• _Required work_
Write out each line word for word. Drop pictures.

• _Source data_
—————
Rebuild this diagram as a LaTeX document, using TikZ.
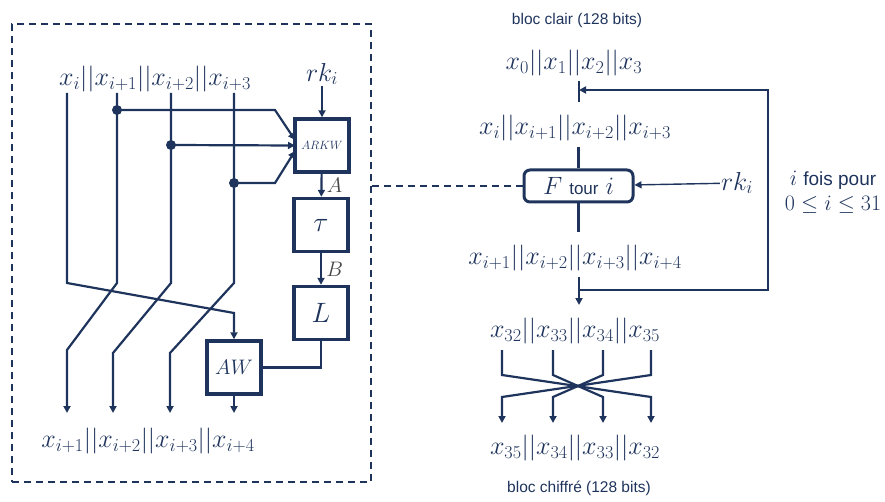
\documentclass[tikz,border=0pt]{standalone}
\usepackage{fix-cm}
\usepackage[no-math]{fontspec}
\setmainfont{Liberation Sans}
\usetikzlibrary{arrows.meta}
\definecolor{bleu}{RGB}{31,52,92}
\definecolor{gris}{RGB}{70,70,70}
\tikzset{
  fil/.style={draw=bleu, line width=2.2pt},
  fleche/.style={fil, -{Triangle[length=7pt,width=7pt]}},
  bloc/.style={draw=bleu, line width=3.4pt, minimum width=54pt, minimum height=53pt,
    inner sep=0pt, text=bleu, font=\fontsize{28}{30}\selectfont},
  etiq/.style={text=bleu, inner sep=1pt, font=\fontsize{26}{30}\selectfont},
  texte/.style={text=bleu, inner sep=1pt, font=\fontsize{15.5}{18}\selectfont},
  point/.style={circle, fill=bleu, inner sep=0pt, minimum size=10pt},
}
\begin{document}
\begin{tikzpicture}[x=1pt, y=-1pt]
  \useasboundingbox (0,0) rectangle (885,502);
  % Cadre de la fonction de tour
  \node[draw=bleu, line width=2.2pt, dash pattern=on 7pt off 5pt,
    minimum width=359pt, minimum height=458pt, inner sep=0pt] (cadre) at (191.5,253) {};
  % Entrees et cle
  \node[etiq] (xin) at (155,79) {$x_i||x_{i+1}||x_{i+2}||x_{i+3}$};
  \node[etiq] (rk) at (322,74) {$rk_i$};
  % Blocs
  \node[bloc, font=\fontsize{12}{13}\selectfont] (arkw) at (322,145.5) {$ARKW$};
  \node[bloc] (tau) at (321,225) {$\tau$};
  \node[bloc] (L) at (321,313) {$L$};
  \node[bloc, font=\fontsize{21}{22}\selectfont] (aw) at (234,367.5) {$AW$};
  \draw[fleche] (rk) -- (arkw);
  \draw[fleche] (arkw) -- node[right=1pt, text=gris, font=\fontsize{21}{22}\selectfont] {$A$} (tau);
  \draw[fleche] (tau) -- node[right=1pt, text=gris, font=\fontsize{21}{22}\selectfont] {$B$} (L);
  \draw[fil] (L.south) |- (aw.east);
  % Fils d'entree
  \foreach \n/\x in {0/67,1/117,2/171,3/234} {
    \coordinate (e\n) at (\x,93);
    \coordinate (c\n) at (\x,283);
  }
  \foreach \n/\x in {1/67,2/113,3/170,4/234}
    \coordinate (s\n) at (\x,413);
  \draw[fleche] (e0) -- (c0) -- (234,313) -- (aw.north);
  \draw[fleche] (e1) -- (c1) -- (67,350) -- (s1);
  \draw[fleche] (e2) -- (c2) -- (113,353) -- (s2);
  \draw[fleche] (e3) -- (c3) -- (170,353) -- (s3);
  \draw[fleche] (aw) -- (s4);
  % Derivations vers ARKW
  \node[point] (d1) at (117,110) {};
  \node[point] (d2) at (171,145) {};
  \node[point] (d3) at (234,183) {};
  \coordinate (a1) at (295,140);
  \coordinate (a2) at (295,145.5);
  \coordinate (a3) at (295,151);
  \draw[fleche] (d1.center) -- (275,110) -- (a1);
  \draw[fleche] (d2.center) -- (a2);
  \draw[fleche] (d3.center) -- (275,183) -- (a3);
  \node[etiq] (xout) at (148,441) {$x_{i+1}||x_{i+2}||x_{i+3}||x_{i+4}$};
  % Schema general
  \node[texte] (clair) at (577,20) {bloc clair (128 bits)};
  \node[etiq] (x0) at (574,63) {$x_0||x_1||x_2||x_3$};
  \coordinate (t1) at (579,81);
  \coordinate (t2) at (579,102);
  \draw[fil] (t1) -- (t2);
  \node[etiq] (xi) at (575,128) {$x_i||x_{i+1}||x_{i+2}||x_{i+3}$};
  \node[draw=bleu, line width=3pt, rounded corners=6pt, minimum width=109pt,
    minimum height=32pt, inner sep=0pt, text=bleu, font=\fontsize{25}{28}\selectfont]
    (F) at (578.5,186) {$F$ {\fontsize{17}{18}\selectfont tour} $i$};
  \node[etiq] (rk2) at (737,183) {$rk_i$};
  \coordinate (fh) at (578.5,147);
  \coordinate (fb) at (578.5,232);
  \draw[fil] (F.north) -- (fh);
  \draw[fleche, line width=1.4pt] (rk2) -- (F);
  \draw[fil, dash pattern=on 7pt off 5pt] (cadre.east |- F.west) -- (F.west);
  \node[etiq] (xs) at (575,258) {$x_{i+1}||x_{i+2}||x_{i+3}||x_{i+4}$};
  \draw[fil] (F.south) -- (fb);
  % Boucle
  \coordinate (bj) at (579,290);
  \coordinate (bh) at (579,90);
  \coordinate (boucle) at (768,90);
  \coordinate (bs) at (579,305);
  \node[etiq, align=center, font=\fontsize{22}{25}\selectfont] (iter) at (833,192)
    {$i$ {\fontsize{19}{22}\selectfont fois pour}\\$0\le i\le 31$};
  \node[etiq] (x32) at (575,331) {$x_{32}||x_{33}||x_{34}||x_{35}$};
  \draw[fleche] (579,277) -- (bs);
  \draw[fleche] (bj) -| (boucle) -- (bh);
  % Inversion finale
  \foreach \n/\a/\b in {1/502/651,2/553/603,3/603/553,4/651/502} {
    \coordinate (h\n) at (\a,350);
    \coordinate (b\n) at (\b,423);
    \draw[fleche] (h\n) -- (\a,375) -- (\b,397) -- (b\n);
  }
  \node[etiq] (x35) at (575,448) {$x_{35}||x_{34}||x_{33}||x_{32}$};
  \node[texte] (chiffre) at (579,488) {bloc chiffré (128 bits)};
\end{tikzpicture}
\end{document}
—————
• _Reply_
Rebuild this diagram as a LaTeX document, using TikZ.
\documentclass[tikz,border=0pt]{standalone}
\usepackage{fix-cm}
\usepackage[no-math]{fontspec}
\setmainfont{Liberation Sans}
\usetikzlibrary{arrows.meta}
\definecolor{bleu}{RGB}{31,52,92}
\definecolor{gris}{RGB}{70,70,70}
\tikzset{
  fil/.style={draw=bleu, line width=2.2pt},
  fleche/.style={fil, -{Triangle[length=7pt,width=7pt]}},
  bloc/.style={draw=bleu, line width=3.4pt, minimum width=54pt, minimum height=53pt,
    inner sep=0pt, text=bleu, font=\fontsize{28}{30}\selectfont},
  etiq/.style={text=bleu, inner sep=1pt, font=\fontsize{26}{30}\selectfont},
  texte/.style={text=bleu, inner sep=1pt, font=\fontsize{15.5}{18}\selectfont},
  point/.style={circle, fill=bleu, inner sep=0pt, minimum size=10pt},
}
\begin{document}
\begin{tikzpicture}[x=1pt, y=-1pt]
  \useasboundingbox (0,0) rectangle (885,502);
  % Cadre de la fonction de tour
  \node[draw=bleu, line width=2.2pt, dash pattern=on 7pt off 5pt,
    minimum width=359pt, minimum height=458pt, inner sep=0pt] (cadre) at (191.5,253) {};
  % Entrees et cle
  \node[etiq] (xin) at (155,79) {$x_i||x_{i+1}||x_{i+2}||x_{i+3}$};
  \node[etiq] (rk) at (322,74) {$rk_i$};
  % Blocs
  \node[bloc, font=\fontsize{12}{13}\selectfont] (arkw) at (322,145.5) {$ARKW$};
  \node[bloc] (tau) at (321,225) {$\tau$};
  \node[bloc] (L) at (321,313) {$L$};
  \node[bloc, font=\fontsize{21}{22}\selectfont] (aw) at (234,367.5) {$AW$};
  \draw[fleche] (rk) -- (arkw);
  \draw[fleche] (arkw) -- node[right=1pt, text=gris, font=\fontsize{21}{22}\selectfont] {$A$} (tau);
  \draw[fleche] (tau) -- node[right=1pt, text=gris, font=\fontsize{21}{22}\selectfont] {$B$} (L);
  \draw[fil] (L.south) |- (aw.east);
  % Fils d'entree
  \foreach \n/\x in {0/67,1/117,2/171,3/234} {
    \coordinate (e\n) at (\x,93);
    \coordinate (c\n) at (\x,283);
  }
  \foreach \n/\x in {1/67,2/113,3/170,4/234}
    \coordinate (s\n) at (\x,413);
  \draw[fleche] (e0) -- (c0) -- (234,313) -- (aw.north);
  \draw[fleche] (e1) -- (c1) -- (67,350) -- (s1);
  \draw[fleche] (e2) -- (c2) -- (113,353) -- (s2);
  \draw[fleche] (e3) -- (c3) -- (170,353) -- (s3);
  \draw[fleche] (aw) -- (s4);
  % Derivations vers ARKW
  \node[point] (d1) at (117,110) {};
  \node[point] (d2) at (171,145) {};
  \node[point] (d3) at (234,183) {};
  \coordinate (a1) at (295,140);
  \coordinate (a2) at (295,145.5);
  \coordinate (a3) at (295,151);
  \draw[fleche] (d1.center) -- (275,110) -- (a1);
  \draw[fleche] (d2.center) -- (a2);
  \draw[fleche] (d3.center) -- (275,183) -- (a3);
  \node[etiq] (xout) at (148,441) {$x_{i+1}||x_{i+2}||x_{i+3}||x_{i+4}$};
  % Schema general
  \node[texte] (clair) at (577,20) {bloc clair (128 bits)};
  \node[etiq] (x0) at (574,63) {$x_0||x_1||x_2||x_3$};
  \coordinate (t1) at (579,81);
  \coordinate (t2) at (579,102);
  \draw[fil] (t1) -- (t2);
  \node[etiq] (xi) at (575,128) {$x_i||x_{i+1}||x_{i+2}||x_{i+3}$};
  \node[draw=bleu, line width=3pt, rounded corners=6pt, minimum width=109pt,
    minimum height=32pt, inner sep=0pt, text=bleu, font=\fontsize{25}{28}\selectfont]
    (F) at (578.5,186) {$F$ {\fontsize{17}{18}\selectfont tour} $i$};
  \node[etiq] (rk2) at (737,183) {$rk_i$};
  \coordinate (fh) at (578.5,147);
  \coordinate (fb) at (578.5,232);
  \draw[fil] (F.north) -- (fh);
  \draw[fleche, line width=1.4pt] (rk2) -- (F);
  \draw[fil, dash pattern=on 7pt off 5pt] (cadre.east |- F.west) -- (F.west);
  \node[etiq] (xs) at (575,258) {$x_{i+1}||x_{i+2}||x_{i+3}||x_{i+4}$};
  \draw[fil] (F.south) -- (fb);
  % Boucle
  \coordinate (bj) at (579,290);
  \coordinate (bh) at (579,90);
  \coordinate (boucle) at (768,90);
  \coordinate (bs) at (579,305);
  \node[etiq, align=center, font=\fontsize{22}{25}\selectfont] (iter) at (833,192)
    {$i$ {\fontsize{19}{22}\selectfont fois pour}\\$0\le i\le 31$};
  \node[etiq] (x32) at (575,331) {$x_{32}||x_{33}||x_{34}||x_{35}$};
  \draw[fleche] (579,277) -- (bs);
  \draw[fleche] (bj) -| (boucle) -- (bh);
  % Inversion finale
  \foreach \n/\a/\b in {1/502/651,2/553/603,3/603/553,4/651/502} {
    \coordinate (h\n) at (\a,350);
    \coordinate (b\n) at (\b,423);
    \draw[fleche] (h\n) -- (\a,375) -- (\b,397) -- (b\n);
  }
  \node[etiq] (x35) at (575,448) {$x_{35}||x_{34}||x_{33}||x_{32}$};
  \node[texte] (chiffre) at (579,488) {bloc chiffré (128 bits)};
\end{tikzpicture}
\end{document}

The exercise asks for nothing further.